Kilimanjaro water, filtered through kilometers of volcanic rock, comes in a plastic bottle. It's a cheap souvenir, the label a blue printed picture of the summit viewed from the ground, which you more than likely will never see.
 

Uhuru Peak
Uhuru Peak

At Kibo, time is slow between 2.30pm and 11pm and going to the toilet at 4700m, you're breathless. Put your torch in your mouth and squat.

Near the top of the African world at 3am, Bob Marley's melodies soften the cold. There is no silence under frozen stars; hacking coughs interrupt tribal rhythms, tumbling rocks drum, and from all around the black-night choir sings.

Between 4700m and 5680m every thought is profound. Plan the email you will write when it's over. Breathing the recommended amount of oxygen in two days time, this email won't make sense.

From Gilmore's Point (5680) you walk the iced-over snow of the crater rim. It is tricky, freezing, windy. Then the sun will rise and it is, as Lou said, 'Heaven.'

Looking over cloud from Uhuru Peak (5895m), the world, as you know it, it doesn't exist. Mt Meru is the only break. Kilimanjaro's shadow is a grey triangle.

Richard wanted to be my boyfriend. Walking ahead, down the ice, he put his arm around me, smelling smoke and sweat. He took my bag that night, held my hand and fed me water. We surfed the scree arm in arm. At the bottom you are a dirty smelly dust ball.

It's impossible to eat when you are up there. You'll vomit. And even though you are on a mountain, going hard, Spam is still a crime.

Drinking your celebratory Kilimanjaro beer(s) with new friends at 3700m, you'll feel fantastic.

When it was finished, weeks later, I told people it wasn't overly challenging. I said, 'I've done harder things.' On the 19th of July, the morning of the summit, I had written: 'one of life's true challenges. Bloody HARD.' I continued: 'Found it hard to get up there. Lots of dizziness, bad balance, body flushes, so hard to get breath, headaches at times, pounding heartbeat, watery nose, freezing, can't see, trying to drink, mass nausea, farting…'

Your email home will say: 'Life is - I am so lucky. Supreme.' That is, if the internet works and it probably won't.

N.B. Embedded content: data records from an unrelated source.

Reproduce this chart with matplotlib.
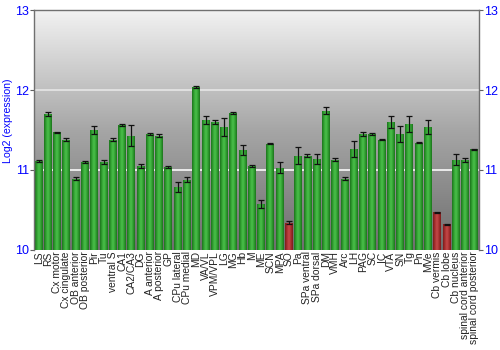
import numpy as np
import matplotlib
matplotlib.use("Agg")
import matplotlib.pyplot as plt
from matplotlib.colors import LinearSegmentedColormap

categories = ["LS", "RS", "Cx motor", "Cx cingulate", "OB anterior", "OB posterior", "Pir", "Tu",
              "ventral S", "CA1", "CA2/CA3", "DG", "A anterior", "A posterior", "GP", "CPu lateral",
              "CPu medial", "MD", "VA/VL", "VPM/VPL", "LG", "MG", "Hb", "M", "ME", "SCN", "MPA", "SO",
              "Pa", "SPa ventral", "SPa dorsal", "DM", "VMH", "Arc", "LH", "PAG", "SC", "IC", "VTA",
              "SN", "Tg", "Pn", "MVe", "Cb vermis", "Cb lobe", "Cb nucleus", "spinal cord anterior",
              "spinal cord posterior"]
values = [11.11, 11.70, 11.47, 11.38, 10.89, 11.10, 11.50, 11.10,
          11.38, 11.56, 11.43, 11.05, 11.45, 11.43, 11.04, 10.79,
          10.88, 12.04, 11.62, 11.60, 11.54, 11.71, 11.25, 11.05, 10.58, 11.33, 11.03, 10.34,
          11.18, 11.18, 11.14, 11.74, 11.13, 10.89, 11.26, 11.45, 11.45, 11.38, 11.60,
          11.45, 11.58, 11.34, 11.54, 10.47, 10.32, 11.13, 11.125,
          11.26]
errors = [0.01, 0.02, 0.01, 0.02, 0.02, 0.01, 0.05, 0.02,
          0.015, 0.01, 0.13, 0.02, 0.01, 0.015, 0.01, 0.06,
          0.03, 0.01, 0.05, 0.03, 0.11, 0.01, 0.06, 0.01, 0.05, 0.01, 0.07, 0.02,
          0.11, 0.02, 0.06, 0.045, 0.02, 0.02, 0.10, 0.03, 0.01, 0.01, 0.07,
          0.10, 0.10, 0.005, 0.085, 0.01, 0.01, 0.07, 0.03,
          0.005]
low_flags = ["SO", "Cb vermis", "Cb lobe"]
yticks = [10, 11, 12, 13]

plt.rcParams['font.family'] = ['Liberation Sans', 'DejaVu Sans']

fig = plt.figure(figsize=(5, 3.5), dpi=100)
ax = fig.add_axes([0.068, 0.286, 0.890, 0.685])

ymin, ymax = 10, 13
n = len(categories)
x = np.arange(n)
ax.set_xlim(-0.5, n - 0.5)
ax.set_ylim(ymin, ymax)

# background gradient
bg = LinearSegmentedColormap.from_list("bg", ["#6e6e6e", "#a6a6a6", "#f2f2f2"])
grad = np.linspace(0, 1, 256).reshape(-1, 1)
ax.imshow(grad, cmap=bg, aspect="auto", extent=[-0.5, n - 0.5, ymin, ymax],
          origin="lower", zorder=0)
for yv in [11, 12]:
    ax.axhline(yv, color="white", lw=1.2, zorder=1, alpha=0.95 if yv == 11 else 0.6)

green = LinearSegmentedColormap.from_list("g", ["#1c721c", "#32a232", "#4cc04c", "#32a232", "#1c721c"])
red = LinearSegmentedColormap.from_list("r", ["#7c1c1c", "#a83030", "#c44a4a", "#a83030", "#7c1c1c"])
hgrad = np.linspace(0, 1, 64).reshape(1, -1)
width = 0.86
bars = ax.bar(x, np.array(values) - ymin, bottom=ymin, width=width, color="none",
              edgecolor="none", zorder=2)
for xi, cat, val, b in zip(x, categories, values, bars):
    cmap = red if cat in low_flags else green
    im = ax.imshow(hgrad, cmap=cmap, aspect="auto",
                   extent=[xi - width / 2, xi + width / 2, ymin, val], zorder=2)
    im.set_clip_path(b)

ax.errorbar(x, values, yerr=errors, fmt="none", ecolor="#111111", elinewidth=0.9,
            capsize=2.2, capthick=0.9, zorder=3)

ax.set_xticks(x)
ax.set_xticklabels(categories, rotation=90, fontsize=7.4, color="#222222")
ax.tick_params(axis="x", length=0, pad=1)
ax.set_yticks(yticks)
ax.set_yticklabels([str(t) for t in yticks], fontsize=9, color="blue")
ax.tick_params(axis="y", length=3, color="#606060", pad=0.5, labelright=True, right=True,
               labelsize=9, labelcolor="blue")
fig.text(0.016, 0.654, "Log2 (expression)", rotation=90, ha="center", va="center",
         fontsize=7.6, color="blue")

for s in ["left", "right", "top"]:
    ax.spines[s].set_color("#707070")
    ax.spines[s].set_linewidth(1)
ax.spines["bottom"].set_visible(False)

fig.savefig("out.png", dpi=100)
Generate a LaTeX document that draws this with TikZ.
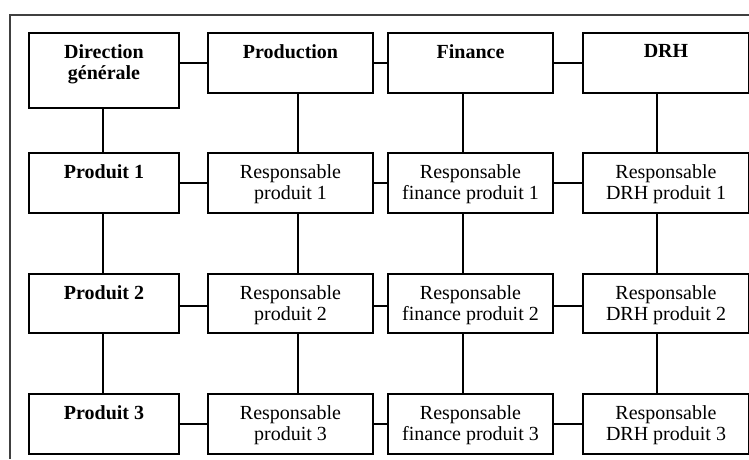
\documentclass[tikz,border=0pt]{standalone}
\usepackage{fontspec}
\setmainfont{Liberation Serif}
\begin{document}
\begin{tikzpicture}[x=1pt,y=-1pt,
  box/.style={draw, line width=2pt, inner sep=0pt, anchor=north west},
  lbl/.style={anchor=north, align=center, inner sep=0pt,
              font=\fontsize{20}{20.5}\selectfont},
  head/.style={lbl, font=\fontsize{20}{21}\selectfont\bfseries},
  link/.style={line width=1.6pt},
  thick link/.style={line width=2.3pt},
  frame/.style={draw=black!75, line width=2pt}]
\useasboundingbox (0,0) rectangle (749,459);

% outer frame (open on the right and at the bottom)
\draw[frame] (749,15) -- (10,15) -- (10,459);

% boxes: columns x = 28, 207, 387, 582 ; rows y = 32, 152, 273, 393
\node[box, minimum width=150pt, minimum height=75pt] (b11) at (28,32) {};
\node[box, minimum width=165pt, minimum height=60pt] (b12) at (207,32) {};
\node[box, minimum width=165pt, minimum height=60pt] (b13) at (387,32) {};
\node[box, minimum width=166pt, minimum height=60pt] (b14) at (582,32) {};

\node[box, minimum width=150pt, minimum height=60pt] (b21) at (28,152) {};
\node[box, minimum width=165pt, minimum height=60pt] (b22) at (207,152) {};
\node[box, minimum width=165pt, minimum height=60pt] (b23) at (387,152) {};
\node[box, minimum width=166pt, minimum height=60pt] (b24) at (582,152) {};

\node[box, minimum width=150pt, minimum height=59pt] (b31) at (28,273) {};
\node[box, minimum width=165pt, minimum height=59pt] (b32) at (207,273) {};
\node[box, minimum width=165pt, minimum height=59pt] (b33) at (387,273) {};
\node[box, minimum width=166pt, minimum height=59pt] (b34) at (582,273) {};

\node[box, minimum width=150pt, minimum height=60pt] (b41) at (28,393) {};
\node[box, minimum width=165pt, minimum height=60pt] (b42) at (207,393) {};
\node[box, minimum width=165pt, minimum height=60pt] (b43) at (387,393) {};
\node[box, minimum width=166pt, minimum height=60pt] (b44) at (582,393) {};

% texts
\node[head] (t11) at ([yshift=-12.5pt]b11.north) {Direction\\générale};
\node[head] (t12) at ([yshift=-12.5pt]b12.north) {Production};
\node[head] (t13) at ([yshift=-12.5pt]b13.north) {Finance};
\node[head] (t14) at ([yshift=-12.5pt]b14.north) {DRH};

\node[head] (t21) at ([yshift=-12.5pt]b21.north) {Produit 1};
\node[lbl] (t22) at ([yshift=-12.5pt]b22.north) {Responsable\\produit 1};
\node[lbl] (t23) at ([yshift=-12.5pt]b23.north) {Responsable\\finance produit 1};
\node[lbl] (t24) at ([yshift=-12.5pt]b24.north) {Responsable\\DRH produit 1};

\node[head] (t31) at ([yshift=-12.5pt]b31.north) {Produit 2};
\node[lbl] (t32) at ([yshift=-12.5pt]b32.north) {Responsable\\produit 2};
\node[lbl] (t33) at ([yshift=-12.5pt]b33.north) {Responsable\\finance produit 2};
\node[lbl] (t34) at ([yshift=-12.5pt]b34.north) {Responsable\\DRH produit 2};

\node[head] (t41) at ([yshift=-12.5pt]b41.north) {Produit 3};
\node[lbl] (t42) at ([yshift=-12.5pt]b42.north) {Responsable\\produit 3};
\node[lbl] (t43) at ([yshift=-12.5pt]b43.north) {Responsable\\finance produit 3};
\node[lbl] (t44) at ([yshift=-12.5pt]b44.north) {Responsable\\DRH produit 3};

% horizontal connectors
\draw[link] (b11.east |- b12.west) -- (b12.west);
\draw[link] (b12.east) -- (b13.west);
\draw[link] (b13.east) -- (b14.west);
\draw[link] (b21.east) -- (b22.west);
\draw[link] (b22.east) -- (b23.west);
\draw[link] (b23.east) -- (b24.west);
\draw[link] ([yshift=-2.5pt]b31.east) -- ([yshift=-2.5pt]b32.west);
\draw[link] ([yshift=-2.5pt]b32.east) -- ([yshift=-2.5pt]b33.west);
\draw[link] ([yshift=-2.5pt]b33.east) -- ([yshift=-2.5pt]b34.west);
\draw[thick link] (b41.east) -- (b42.west);
\draw[thick link] (b42.east) -- (b43.west);
\draw[thick link] (b43.east) -- (b44.west);

% vertical connectors
\draw[link] ([xshift=-1pt]b11.south) -- ([xshift=-1pt]b21.north);
\draw[link] ([xshift=-1pt]b21.south) -- ([xshift=-1pt]b31.north);
\draw[link] ([xshift=-1pt]b31.south) -- ([xshift=-1pt]b41.north);
\draw[link] ([xshift=7.5pt]b12.south) -- ([xshift=7.5pt]b22.north);
\draw[link] ([xshift=7.5pt]b22.south) -- ([xshift=7.5pt]b32.north);
\draw[link] ([xshift=7.5pt]b32.south) -- ([xshift=7.5pt]b42.north);
\draw[link] ([xshift=-7.5pt]b13.south) -- ([xshift=-7.5pt]b23.north);
\draw[link] ([xshift=-7.5pt]b23.south) -- ([xshift=-7.5pt]b33.north);
\draw[link] ([xshift=-7.5pt]b33.south) -- ([xshift=-7.5pt]b43.north);
\draw[thick link] ([xshift=-9pt]b14.south) -- ([xshift=-9pt]b24.north);
\draw[thick link] ([xshift=-9pt]b24.south) -- ([xshift=-9pt]b34.north);
\draw[thick link] ([xshift=-9pt]b34.south) -- ([xshift=-9pt]b44.north);
\end{tikzpicture}
\end{document}
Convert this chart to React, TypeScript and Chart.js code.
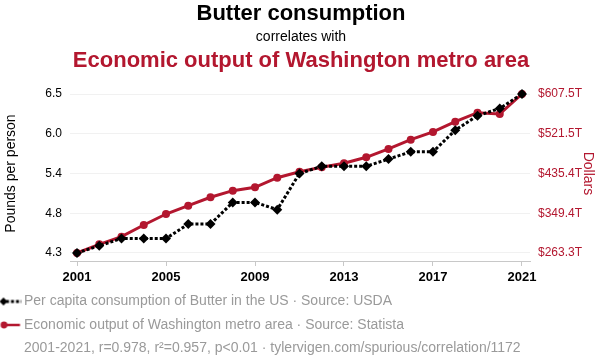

Bussing from Moshi to Arusha to Nairobi will take a day. At the border aggressive Maasai women could be holding guns instead of beads. The round manyattas built with dung, sticks and straw are still standing, goats bleating behind thorns keeping elephants out. Listen to Paul Simon on your ipod.

At Comfort Inn in Nairobi, hand washing your clothes, you'll be shattered and sunburned. Lie beneath your mosquito net, listen to the car alarms, and look to the stars.